Long time ago I wrote...
# If you require a comment for this function you should not be updating this code
...followed by a simple 1-line function
Took 5 years but today someone finally called me out on my snark. My defense was "But it's true. Anyone who doesn't understand that on sight shouldn't be updating that code unsupervised."
Can't wait for this person to find the comment "# This next part is pure, 100% security theater but mandatory per policy"
OK, now I'm being lectured on the purpose of comments in code.
Thing is, above a certain level of fluency, all code is self-documenting. Bottom line is that comments are to help people who haven't reached that level of fluency in that language.

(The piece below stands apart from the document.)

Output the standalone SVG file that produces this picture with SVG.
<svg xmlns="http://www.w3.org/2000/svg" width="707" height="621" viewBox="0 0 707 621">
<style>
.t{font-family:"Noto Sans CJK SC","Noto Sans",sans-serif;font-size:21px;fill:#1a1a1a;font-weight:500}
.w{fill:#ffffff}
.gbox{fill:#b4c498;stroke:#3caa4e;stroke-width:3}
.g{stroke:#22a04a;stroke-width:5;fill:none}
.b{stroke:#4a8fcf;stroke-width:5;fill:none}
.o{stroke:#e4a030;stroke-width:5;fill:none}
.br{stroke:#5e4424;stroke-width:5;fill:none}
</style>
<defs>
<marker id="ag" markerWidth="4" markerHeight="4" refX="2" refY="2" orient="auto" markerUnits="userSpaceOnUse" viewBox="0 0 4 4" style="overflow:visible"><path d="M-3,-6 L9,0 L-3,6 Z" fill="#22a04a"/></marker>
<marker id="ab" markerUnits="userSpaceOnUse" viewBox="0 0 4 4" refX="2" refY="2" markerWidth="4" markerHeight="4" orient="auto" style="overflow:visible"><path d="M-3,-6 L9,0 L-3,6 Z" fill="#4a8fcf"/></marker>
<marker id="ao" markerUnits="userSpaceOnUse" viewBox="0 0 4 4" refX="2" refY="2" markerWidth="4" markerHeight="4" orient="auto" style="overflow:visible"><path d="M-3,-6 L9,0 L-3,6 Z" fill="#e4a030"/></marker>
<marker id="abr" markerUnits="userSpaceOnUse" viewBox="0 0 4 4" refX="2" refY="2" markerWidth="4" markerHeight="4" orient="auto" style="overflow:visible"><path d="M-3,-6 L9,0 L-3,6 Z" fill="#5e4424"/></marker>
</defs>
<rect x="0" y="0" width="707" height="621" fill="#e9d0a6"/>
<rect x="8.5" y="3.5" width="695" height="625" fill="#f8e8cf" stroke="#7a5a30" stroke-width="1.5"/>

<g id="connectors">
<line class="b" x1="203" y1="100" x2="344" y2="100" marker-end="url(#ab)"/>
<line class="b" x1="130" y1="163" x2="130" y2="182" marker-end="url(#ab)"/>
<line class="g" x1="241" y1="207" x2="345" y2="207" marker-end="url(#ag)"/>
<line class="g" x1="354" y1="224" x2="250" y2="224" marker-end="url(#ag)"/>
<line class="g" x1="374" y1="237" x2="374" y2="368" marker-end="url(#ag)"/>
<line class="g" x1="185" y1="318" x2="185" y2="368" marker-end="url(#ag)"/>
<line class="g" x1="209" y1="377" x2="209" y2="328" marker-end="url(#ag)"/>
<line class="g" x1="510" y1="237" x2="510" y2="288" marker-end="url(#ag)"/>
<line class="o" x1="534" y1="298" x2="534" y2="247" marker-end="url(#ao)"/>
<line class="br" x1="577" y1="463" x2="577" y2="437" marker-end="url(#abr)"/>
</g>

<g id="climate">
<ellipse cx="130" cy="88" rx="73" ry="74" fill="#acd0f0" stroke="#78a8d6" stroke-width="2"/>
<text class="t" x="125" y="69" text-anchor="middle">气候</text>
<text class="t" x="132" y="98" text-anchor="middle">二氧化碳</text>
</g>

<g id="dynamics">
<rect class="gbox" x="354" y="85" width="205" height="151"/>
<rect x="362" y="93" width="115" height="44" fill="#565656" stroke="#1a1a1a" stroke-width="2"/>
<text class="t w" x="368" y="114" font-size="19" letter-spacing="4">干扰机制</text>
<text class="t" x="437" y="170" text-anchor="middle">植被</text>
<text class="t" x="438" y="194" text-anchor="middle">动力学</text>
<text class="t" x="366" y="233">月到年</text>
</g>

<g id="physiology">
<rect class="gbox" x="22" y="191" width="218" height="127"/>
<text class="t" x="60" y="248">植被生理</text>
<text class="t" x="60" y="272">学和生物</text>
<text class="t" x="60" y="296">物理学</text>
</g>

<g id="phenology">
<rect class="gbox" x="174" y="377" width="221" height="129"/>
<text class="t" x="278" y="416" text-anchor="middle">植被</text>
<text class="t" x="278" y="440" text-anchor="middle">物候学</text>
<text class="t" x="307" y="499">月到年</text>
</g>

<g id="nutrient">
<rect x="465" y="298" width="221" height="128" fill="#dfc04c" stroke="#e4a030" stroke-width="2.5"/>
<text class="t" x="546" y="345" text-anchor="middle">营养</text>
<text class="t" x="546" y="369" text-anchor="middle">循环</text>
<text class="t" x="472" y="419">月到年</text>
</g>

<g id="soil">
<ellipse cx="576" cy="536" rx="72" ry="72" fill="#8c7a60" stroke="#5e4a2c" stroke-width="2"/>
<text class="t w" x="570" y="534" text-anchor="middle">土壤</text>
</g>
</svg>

But there's a fluency floor below which unsupervised work is an operational risk. Someone who doesn't get that 1-line of basic code and for whom the function name 'tolower' isn't a big enough clue shouldn't be mucking about in code the team uses daily.
I always tell prospective consulting clients a few jokes during the interview to test company culture.

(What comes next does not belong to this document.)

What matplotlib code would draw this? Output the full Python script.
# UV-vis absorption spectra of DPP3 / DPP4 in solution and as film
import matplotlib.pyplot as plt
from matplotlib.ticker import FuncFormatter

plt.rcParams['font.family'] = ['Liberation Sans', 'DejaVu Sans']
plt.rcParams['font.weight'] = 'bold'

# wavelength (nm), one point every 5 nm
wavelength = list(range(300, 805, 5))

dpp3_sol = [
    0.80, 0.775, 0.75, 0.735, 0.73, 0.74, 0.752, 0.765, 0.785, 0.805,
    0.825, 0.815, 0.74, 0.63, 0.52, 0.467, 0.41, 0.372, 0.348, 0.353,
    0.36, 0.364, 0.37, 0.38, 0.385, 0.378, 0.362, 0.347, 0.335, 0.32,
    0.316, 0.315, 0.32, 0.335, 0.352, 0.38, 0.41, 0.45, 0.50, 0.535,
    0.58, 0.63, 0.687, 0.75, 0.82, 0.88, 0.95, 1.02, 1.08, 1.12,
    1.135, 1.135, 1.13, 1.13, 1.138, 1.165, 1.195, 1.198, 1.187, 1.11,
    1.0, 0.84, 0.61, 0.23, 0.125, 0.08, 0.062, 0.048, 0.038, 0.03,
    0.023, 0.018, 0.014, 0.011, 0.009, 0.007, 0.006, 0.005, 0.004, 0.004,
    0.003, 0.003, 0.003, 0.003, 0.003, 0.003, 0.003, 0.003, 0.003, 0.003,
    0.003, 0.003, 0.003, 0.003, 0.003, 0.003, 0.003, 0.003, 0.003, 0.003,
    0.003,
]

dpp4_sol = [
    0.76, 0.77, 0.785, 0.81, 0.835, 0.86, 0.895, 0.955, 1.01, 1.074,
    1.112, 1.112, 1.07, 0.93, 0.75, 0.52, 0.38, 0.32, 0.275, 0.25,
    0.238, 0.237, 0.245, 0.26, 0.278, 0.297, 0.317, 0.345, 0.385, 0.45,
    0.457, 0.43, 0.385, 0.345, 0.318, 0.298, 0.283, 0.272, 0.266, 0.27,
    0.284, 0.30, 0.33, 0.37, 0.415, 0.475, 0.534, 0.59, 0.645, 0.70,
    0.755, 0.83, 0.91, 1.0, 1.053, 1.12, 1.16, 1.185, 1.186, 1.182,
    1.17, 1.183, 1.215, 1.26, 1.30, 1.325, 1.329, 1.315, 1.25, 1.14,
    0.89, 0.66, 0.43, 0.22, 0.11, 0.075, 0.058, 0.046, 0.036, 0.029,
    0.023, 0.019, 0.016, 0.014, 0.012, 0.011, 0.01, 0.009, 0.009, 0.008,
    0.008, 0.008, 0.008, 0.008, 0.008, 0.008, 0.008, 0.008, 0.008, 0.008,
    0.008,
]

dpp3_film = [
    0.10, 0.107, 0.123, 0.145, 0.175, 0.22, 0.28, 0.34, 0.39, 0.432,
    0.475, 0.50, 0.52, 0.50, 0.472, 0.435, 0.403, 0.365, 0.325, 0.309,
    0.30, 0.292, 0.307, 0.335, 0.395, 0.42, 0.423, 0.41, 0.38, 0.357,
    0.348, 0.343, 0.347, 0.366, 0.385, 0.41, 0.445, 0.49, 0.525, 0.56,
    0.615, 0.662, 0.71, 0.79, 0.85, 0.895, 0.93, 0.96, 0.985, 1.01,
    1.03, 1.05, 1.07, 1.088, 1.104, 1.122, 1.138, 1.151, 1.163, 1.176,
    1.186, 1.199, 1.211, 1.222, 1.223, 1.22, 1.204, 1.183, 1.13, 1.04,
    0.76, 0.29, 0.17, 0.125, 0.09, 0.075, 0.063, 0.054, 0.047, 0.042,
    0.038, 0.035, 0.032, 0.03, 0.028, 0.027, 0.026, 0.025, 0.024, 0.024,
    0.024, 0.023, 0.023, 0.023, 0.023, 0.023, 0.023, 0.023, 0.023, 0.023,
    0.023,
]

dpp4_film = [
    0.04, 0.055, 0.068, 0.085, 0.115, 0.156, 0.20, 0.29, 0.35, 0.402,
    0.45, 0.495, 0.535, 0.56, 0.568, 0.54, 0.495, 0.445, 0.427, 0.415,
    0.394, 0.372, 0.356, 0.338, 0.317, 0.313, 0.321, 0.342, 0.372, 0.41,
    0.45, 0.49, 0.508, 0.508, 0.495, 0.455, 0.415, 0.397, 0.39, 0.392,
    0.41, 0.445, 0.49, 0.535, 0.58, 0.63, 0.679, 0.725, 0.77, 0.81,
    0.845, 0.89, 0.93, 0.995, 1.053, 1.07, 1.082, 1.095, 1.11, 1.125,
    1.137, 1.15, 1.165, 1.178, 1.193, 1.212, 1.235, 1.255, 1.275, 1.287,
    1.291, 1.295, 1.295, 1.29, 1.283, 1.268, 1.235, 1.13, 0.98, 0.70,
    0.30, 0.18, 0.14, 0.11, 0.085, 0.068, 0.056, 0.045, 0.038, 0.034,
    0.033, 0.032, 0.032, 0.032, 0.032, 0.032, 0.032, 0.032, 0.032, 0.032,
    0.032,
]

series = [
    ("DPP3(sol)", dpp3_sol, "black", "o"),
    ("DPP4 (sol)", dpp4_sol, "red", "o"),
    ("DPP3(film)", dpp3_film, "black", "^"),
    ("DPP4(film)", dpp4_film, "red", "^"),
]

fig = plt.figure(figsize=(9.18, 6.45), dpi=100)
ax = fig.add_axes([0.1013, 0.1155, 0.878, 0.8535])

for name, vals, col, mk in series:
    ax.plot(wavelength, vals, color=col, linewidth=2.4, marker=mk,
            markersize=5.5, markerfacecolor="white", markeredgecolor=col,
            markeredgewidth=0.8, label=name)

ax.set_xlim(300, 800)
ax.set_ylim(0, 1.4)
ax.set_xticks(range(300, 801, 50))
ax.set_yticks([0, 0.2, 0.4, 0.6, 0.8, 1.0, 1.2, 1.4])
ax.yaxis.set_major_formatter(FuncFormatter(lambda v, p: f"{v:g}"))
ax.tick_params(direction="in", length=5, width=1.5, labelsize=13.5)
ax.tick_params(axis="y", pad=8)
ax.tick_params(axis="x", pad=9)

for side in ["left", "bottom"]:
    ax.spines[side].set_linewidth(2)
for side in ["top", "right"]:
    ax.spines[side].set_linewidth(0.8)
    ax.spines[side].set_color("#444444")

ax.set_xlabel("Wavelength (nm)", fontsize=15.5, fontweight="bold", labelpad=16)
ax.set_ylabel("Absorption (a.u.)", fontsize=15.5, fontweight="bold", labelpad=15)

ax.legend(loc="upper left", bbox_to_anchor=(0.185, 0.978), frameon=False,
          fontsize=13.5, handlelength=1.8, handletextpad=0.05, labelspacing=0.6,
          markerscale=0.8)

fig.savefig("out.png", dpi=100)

Example: When a certain cable company asked what time I would be on-site that Monday, I told them "Between 8am and noon, or between noon and 5pm."
They were not amused.
Predictably, it didn't work out.
Going forward I'm giving prospects a list of code comments I've written and ask if they object to any of them.
@thereal_renaissance_man I am imagining a script that analyzes the code and inserts snippits as required to meet the threshold. ;-)
@tdotrob
"This is a while loop that repeats until TRUE equals FALSE."